Extract the opening line of the entries and every line after it, stopping at and including the line that contains "W, H = 1331.0, 738.0". Do not include pictures.

%%

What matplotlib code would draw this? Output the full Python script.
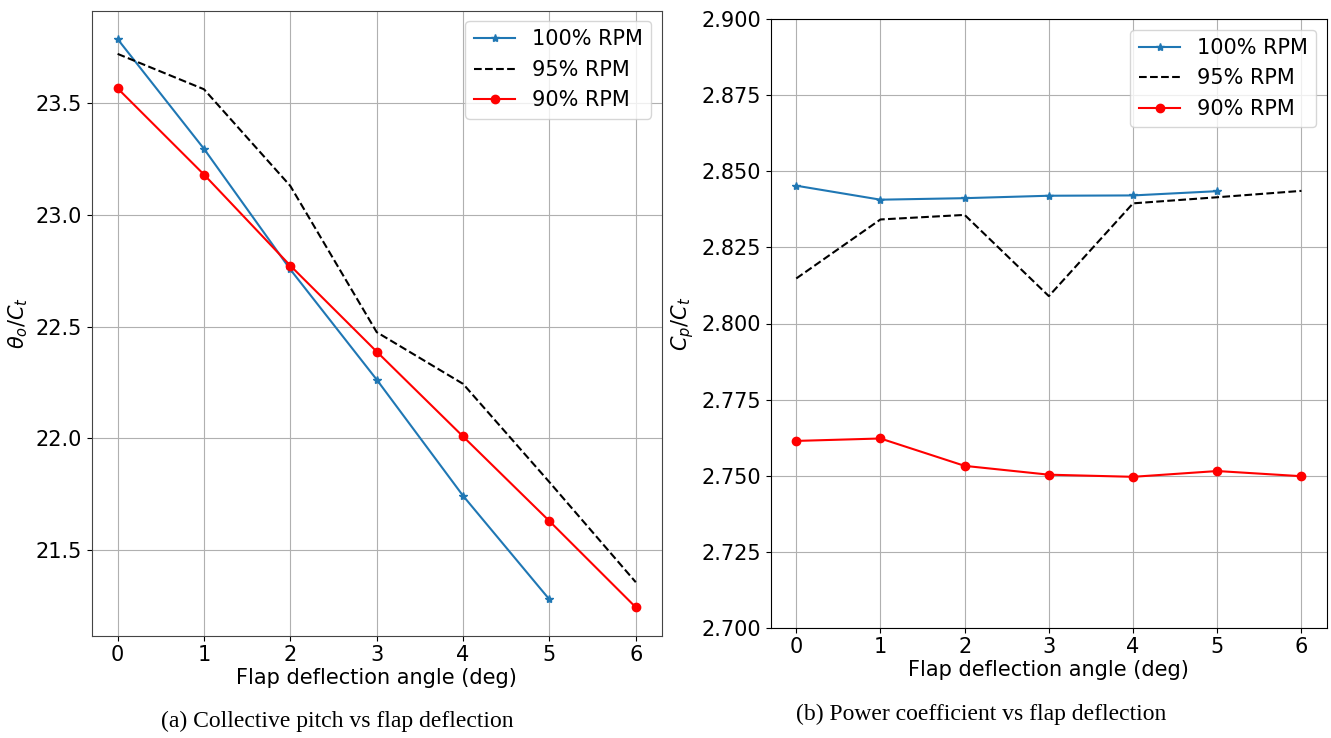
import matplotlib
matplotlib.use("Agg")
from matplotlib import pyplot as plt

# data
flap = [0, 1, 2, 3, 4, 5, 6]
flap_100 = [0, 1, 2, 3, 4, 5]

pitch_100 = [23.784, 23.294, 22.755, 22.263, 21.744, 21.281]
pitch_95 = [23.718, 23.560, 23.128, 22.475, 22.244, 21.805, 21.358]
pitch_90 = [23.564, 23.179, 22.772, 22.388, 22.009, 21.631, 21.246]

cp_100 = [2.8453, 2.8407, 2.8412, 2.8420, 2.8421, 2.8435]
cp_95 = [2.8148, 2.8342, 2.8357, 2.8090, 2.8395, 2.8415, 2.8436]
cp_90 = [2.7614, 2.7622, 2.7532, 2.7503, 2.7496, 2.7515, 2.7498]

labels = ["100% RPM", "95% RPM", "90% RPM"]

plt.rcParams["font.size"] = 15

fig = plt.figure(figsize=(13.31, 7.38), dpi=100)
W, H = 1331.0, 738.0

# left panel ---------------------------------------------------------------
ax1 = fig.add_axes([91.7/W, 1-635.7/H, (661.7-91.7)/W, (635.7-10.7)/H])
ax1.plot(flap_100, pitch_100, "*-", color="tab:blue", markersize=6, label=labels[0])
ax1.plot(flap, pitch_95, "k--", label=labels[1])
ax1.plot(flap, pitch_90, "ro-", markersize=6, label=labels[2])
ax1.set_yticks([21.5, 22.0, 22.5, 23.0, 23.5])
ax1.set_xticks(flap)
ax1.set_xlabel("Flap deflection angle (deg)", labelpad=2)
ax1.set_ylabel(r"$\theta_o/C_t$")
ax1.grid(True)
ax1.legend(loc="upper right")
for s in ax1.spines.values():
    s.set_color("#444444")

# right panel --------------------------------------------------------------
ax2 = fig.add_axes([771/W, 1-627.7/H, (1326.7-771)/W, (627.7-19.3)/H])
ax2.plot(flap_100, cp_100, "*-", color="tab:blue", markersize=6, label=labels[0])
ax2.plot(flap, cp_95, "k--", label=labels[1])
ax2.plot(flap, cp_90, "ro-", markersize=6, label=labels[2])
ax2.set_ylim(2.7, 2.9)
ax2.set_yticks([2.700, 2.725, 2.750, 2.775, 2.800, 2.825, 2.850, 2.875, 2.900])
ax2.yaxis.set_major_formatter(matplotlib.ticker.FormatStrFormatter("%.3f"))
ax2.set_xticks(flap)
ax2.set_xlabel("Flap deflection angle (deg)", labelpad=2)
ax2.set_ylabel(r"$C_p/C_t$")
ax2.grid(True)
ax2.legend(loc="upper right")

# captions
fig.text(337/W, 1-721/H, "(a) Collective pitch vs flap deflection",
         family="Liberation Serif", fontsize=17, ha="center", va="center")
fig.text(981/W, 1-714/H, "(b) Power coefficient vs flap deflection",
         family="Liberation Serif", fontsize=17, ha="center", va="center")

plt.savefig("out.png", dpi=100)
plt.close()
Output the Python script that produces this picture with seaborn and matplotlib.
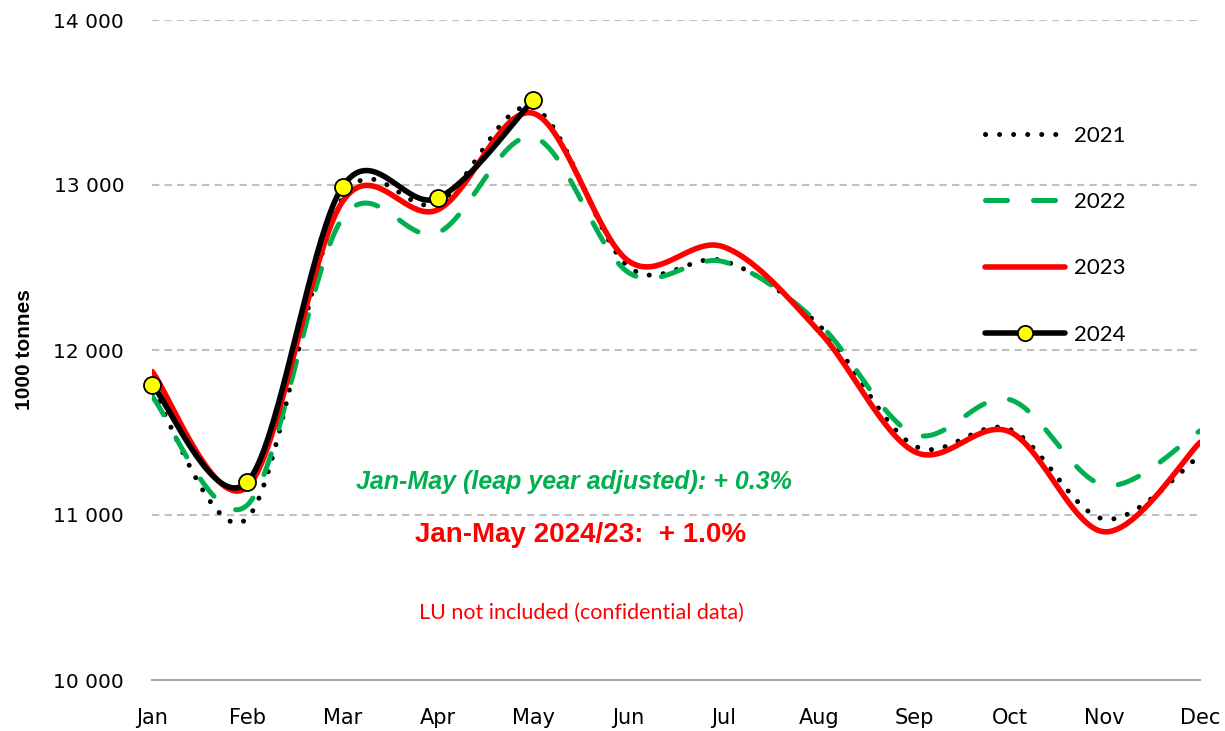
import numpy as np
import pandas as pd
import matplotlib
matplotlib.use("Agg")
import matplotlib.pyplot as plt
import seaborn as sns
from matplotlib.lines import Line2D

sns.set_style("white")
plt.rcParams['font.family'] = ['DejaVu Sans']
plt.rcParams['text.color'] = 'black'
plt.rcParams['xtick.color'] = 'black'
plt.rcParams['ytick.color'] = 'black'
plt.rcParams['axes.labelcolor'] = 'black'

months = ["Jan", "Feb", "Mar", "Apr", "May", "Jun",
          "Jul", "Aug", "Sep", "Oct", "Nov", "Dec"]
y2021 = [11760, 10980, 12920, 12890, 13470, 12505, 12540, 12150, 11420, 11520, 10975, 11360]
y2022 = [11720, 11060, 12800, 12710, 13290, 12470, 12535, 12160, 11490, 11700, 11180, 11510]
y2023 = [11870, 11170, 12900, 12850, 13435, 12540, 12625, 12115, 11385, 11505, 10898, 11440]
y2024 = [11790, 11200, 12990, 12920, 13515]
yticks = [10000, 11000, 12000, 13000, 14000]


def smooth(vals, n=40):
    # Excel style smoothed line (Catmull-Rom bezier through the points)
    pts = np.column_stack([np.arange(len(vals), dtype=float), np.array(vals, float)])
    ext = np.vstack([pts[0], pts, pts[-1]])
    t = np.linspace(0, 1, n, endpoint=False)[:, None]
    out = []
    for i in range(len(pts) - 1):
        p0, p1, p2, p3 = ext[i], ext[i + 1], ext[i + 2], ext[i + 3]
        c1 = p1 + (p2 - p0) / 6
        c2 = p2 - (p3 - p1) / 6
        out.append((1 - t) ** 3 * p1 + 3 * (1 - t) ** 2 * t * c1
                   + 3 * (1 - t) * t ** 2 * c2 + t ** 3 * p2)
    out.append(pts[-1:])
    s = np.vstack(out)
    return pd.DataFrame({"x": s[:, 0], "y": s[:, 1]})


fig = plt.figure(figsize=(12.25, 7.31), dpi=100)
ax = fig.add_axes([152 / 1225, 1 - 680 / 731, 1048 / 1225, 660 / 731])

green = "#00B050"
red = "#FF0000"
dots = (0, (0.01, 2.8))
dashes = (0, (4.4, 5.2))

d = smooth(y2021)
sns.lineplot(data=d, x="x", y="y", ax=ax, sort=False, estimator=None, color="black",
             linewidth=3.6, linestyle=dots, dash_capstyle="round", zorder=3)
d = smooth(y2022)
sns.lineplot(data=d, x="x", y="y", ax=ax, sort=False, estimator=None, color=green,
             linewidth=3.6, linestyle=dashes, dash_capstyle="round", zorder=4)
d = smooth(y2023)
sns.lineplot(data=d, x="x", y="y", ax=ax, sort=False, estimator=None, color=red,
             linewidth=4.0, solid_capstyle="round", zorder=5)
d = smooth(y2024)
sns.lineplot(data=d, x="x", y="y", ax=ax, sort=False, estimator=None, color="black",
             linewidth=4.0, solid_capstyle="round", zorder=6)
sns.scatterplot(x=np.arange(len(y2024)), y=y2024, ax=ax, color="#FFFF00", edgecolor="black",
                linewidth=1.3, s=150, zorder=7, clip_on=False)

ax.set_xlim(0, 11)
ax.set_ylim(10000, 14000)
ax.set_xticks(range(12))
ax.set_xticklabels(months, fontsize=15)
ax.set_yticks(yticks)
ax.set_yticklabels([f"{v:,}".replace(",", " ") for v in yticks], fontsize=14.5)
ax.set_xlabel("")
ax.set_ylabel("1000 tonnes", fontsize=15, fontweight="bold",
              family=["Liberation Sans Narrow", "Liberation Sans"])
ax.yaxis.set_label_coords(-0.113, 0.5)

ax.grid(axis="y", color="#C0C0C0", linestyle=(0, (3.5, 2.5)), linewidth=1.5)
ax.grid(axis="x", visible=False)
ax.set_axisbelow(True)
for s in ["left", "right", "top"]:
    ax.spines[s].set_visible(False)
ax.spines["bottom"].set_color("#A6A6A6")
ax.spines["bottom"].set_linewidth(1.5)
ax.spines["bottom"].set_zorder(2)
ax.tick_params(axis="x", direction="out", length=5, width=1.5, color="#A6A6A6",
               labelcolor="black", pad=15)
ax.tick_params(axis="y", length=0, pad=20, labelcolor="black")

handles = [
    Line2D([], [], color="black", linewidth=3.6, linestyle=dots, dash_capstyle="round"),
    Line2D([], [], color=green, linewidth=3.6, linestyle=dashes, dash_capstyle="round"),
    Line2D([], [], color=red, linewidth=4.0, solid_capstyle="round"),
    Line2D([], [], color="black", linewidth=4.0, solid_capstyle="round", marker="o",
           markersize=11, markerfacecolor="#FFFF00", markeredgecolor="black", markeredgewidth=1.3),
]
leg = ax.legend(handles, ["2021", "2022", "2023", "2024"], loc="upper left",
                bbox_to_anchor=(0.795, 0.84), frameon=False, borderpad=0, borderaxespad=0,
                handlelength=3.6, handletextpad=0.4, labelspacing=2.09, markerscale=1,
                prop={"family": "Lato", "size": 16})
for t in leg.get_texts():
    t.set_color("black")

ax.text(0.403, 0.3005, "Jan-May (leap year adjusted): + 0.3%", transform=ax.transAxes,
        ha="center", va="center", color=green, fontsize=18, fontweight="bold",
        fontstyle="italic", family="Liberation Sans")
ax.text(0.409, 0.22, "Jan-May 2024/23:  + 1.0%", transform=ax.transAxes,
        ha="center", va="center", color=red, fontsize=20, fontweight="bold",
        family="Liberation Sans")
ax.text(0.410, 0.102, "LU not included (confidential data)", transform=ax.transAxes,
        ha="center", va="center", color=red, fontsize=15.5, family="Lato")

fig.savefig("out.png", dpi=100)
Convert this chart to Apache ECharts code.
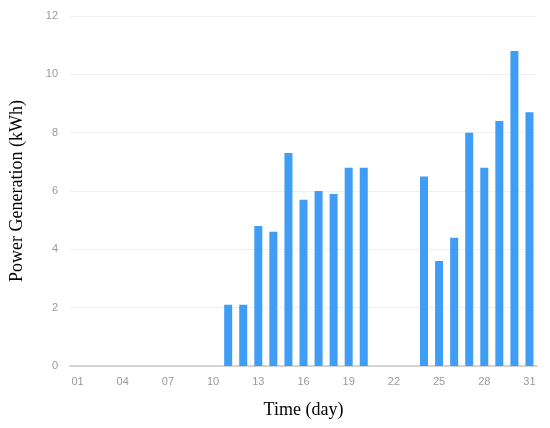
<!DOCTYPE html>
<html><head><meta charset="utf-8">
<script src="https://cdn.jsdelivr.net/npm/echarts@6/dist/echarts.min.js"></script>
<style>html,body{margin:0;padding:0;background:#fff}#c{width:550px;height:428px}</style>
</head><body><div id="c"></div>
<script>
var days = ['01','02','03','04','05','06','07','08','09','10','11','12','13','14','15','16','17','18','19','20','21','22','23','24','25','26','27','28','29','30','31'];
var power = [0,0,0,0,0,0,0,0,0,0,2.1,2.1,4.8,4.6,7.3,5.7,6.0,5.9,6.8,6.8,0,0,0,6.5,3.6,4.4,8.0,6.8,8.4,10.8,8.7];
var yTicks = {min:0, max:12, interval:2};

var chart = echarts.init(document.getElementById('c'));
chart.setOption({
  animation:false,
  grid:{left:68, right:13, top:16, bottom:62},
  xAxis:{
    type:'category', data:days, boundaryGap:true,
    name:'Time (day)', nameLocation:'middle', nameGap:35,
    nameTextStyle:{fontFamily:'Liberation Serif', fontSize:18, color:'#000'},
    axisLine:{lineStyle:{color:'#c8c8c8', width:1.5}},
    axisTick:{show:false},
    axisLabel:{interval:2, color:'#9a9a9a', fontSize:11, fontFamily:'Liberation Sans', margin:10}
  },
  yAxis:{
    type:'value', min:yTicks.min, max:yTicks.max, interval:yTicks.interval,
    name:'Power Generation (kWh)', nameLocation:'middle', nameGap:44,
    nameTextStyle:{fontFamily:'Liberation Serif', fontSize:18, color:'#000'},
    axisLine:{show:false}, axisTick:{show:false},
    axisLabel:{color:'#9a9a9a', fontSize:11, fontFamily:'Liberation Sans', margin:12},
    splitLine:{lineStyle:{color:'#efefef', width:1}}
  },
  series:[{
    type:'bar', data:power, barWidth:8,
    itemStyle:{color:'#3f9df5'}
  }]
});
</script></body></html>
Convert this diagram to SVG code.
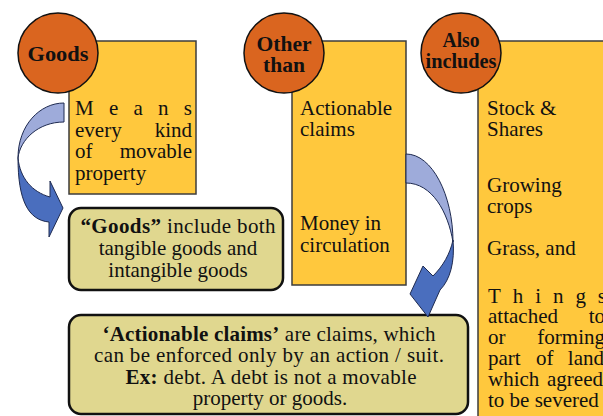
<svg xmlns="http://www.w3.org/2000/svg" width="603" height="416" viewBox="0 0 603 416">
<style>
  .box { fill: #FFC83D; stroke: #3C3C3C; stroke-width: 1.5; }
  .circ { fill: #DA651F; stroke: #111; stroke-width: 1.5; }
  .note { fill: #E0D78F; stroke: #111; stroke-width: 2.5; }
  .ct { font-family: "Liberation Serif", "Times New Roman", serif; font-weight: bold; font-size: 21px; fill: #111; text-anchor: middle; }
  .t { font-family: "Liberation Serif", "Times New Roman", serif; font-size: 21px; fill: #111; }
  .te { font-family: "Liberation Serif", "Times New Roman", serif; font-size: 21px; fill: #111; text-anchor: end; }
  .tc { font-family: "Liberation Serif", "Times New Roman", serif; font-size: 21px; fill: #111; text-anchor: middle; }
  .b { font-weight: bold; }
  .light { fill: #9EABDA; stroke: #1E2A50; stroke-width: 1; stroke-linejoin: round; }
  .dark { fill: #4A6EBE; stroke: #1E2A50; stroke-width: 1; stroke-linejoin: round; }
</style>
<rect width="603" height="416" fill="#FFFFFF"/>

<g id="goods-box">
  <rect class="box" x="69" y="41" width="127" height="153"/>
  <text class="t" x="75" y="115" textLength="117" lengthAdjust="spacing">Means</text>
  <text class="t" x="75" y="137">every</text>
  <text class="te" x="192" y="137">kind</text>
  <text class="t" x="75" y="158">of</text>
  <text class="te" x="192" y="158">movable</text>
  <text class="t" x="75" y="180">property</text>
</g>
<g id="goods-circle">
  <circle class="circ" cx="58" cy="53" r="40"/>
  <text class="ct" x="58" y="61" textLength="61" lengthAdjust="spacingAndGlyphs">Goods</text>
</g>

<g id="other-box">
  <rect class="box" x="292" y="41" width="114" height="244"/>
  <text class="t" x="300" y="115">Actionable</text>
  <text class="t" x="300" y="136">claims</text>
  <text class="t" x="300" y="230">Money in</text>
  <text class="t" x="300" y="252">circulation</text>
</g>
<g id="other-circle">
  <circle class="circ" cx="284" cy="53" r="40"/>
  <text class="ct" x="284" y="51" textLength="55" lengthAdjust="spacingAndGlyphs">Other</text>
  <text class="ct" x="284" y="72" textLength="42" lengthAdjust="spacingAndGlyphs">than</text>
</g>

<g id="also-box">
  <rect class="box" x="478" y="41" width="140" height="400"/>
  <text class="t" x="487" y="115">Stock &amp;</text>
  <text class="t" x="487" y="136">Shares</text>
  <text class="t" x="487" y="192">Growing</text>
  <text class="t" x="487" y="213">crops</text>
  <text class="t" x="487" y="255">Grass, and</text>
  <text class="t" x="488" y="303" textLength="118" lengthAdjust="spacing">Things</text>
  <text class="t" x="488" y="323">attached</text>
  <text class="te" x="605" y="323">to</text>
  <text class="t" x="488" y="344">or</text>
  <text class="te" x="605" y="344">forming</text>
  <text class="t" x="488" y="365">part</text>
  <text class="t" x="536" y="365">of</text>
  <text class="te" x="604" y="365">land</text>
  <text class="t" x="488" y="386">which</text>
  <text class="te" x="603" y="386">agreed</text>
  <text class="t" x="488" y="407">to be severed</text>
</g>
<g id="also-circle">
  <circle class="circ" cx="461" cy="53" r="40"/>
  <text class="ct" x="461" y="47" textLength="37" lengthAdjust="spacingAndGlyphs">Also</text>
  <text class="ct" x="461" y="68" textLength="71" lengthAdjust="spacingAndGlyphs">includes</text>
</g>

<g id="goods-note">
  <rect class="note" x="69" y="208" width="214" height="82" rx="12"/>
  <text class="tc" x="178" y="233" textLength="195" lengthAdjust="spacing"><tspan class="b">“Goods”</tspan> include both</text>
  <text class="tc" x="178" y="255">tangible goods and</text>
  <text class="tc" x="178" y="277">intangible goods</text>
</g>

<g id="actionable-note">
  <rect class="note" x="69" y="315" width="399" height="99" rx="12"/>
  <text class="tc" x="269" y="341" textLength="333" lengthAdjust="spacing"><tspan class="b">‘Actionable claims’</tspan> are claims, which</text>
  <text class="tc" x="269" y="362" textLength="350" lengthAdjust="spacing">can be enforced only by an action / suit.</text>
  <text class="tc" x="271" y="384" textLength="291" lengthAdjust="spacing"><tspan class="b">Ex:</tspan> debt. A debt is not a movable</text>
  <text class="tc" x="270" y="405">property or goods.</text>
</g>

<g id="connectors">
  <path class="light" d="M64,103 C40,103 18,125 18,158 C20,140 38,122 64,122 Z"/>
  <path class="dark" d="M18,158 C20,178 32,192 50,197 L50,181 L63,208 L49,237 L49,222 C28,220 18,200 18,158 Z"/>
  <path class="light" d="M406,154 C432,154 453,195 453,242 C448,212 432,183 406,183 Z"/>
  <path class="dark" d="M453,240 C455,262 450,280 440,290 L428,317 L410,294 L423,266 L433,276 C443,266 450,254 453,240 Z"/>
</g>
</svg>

%%

# [Full output]
What matplotlib code would draw this? Output the full Python script.
import matplotlib
matplotlib.use("Agg")
from matplotlib import pyplot as plt

# data
flap = [0, 1, 2, 3, 4, 5, 6]
flap_100 = [0, 1, 2, 3, 4, 5]

pitch_100 = [23.784, 23.294, 22.755, 22.263, 21.744, 21.281]
pitch_95 = [23.718, 23.560, 23.128, 22.475, 22.244, 21.805, 21.358]
pitch_90 = [23.564, 23.179, 22.772, 22.388, 22.009, 21.631, 21.246]

cp_100 = [2.8453, 2.8407, 2.8412, 2.8420, 2.8421, 2.8435]
cp_95 = [2.8148, 2.8342, 2.8357, 2.8090, 2.8395, 2.8415, 2.8436]
cp_90 = [2.7614, 2.7622, 2.7532, 2.7503, 2.7496, 2.7515, 2.7498]

labels = ["100% RPM", "95% RPM", "90% RPM"]

plt.rcParams["font.size"] = 15

fig = plt.figure(figsize=(13.31, 7.38), dpi=100)
W, H = 1331.0, 738.0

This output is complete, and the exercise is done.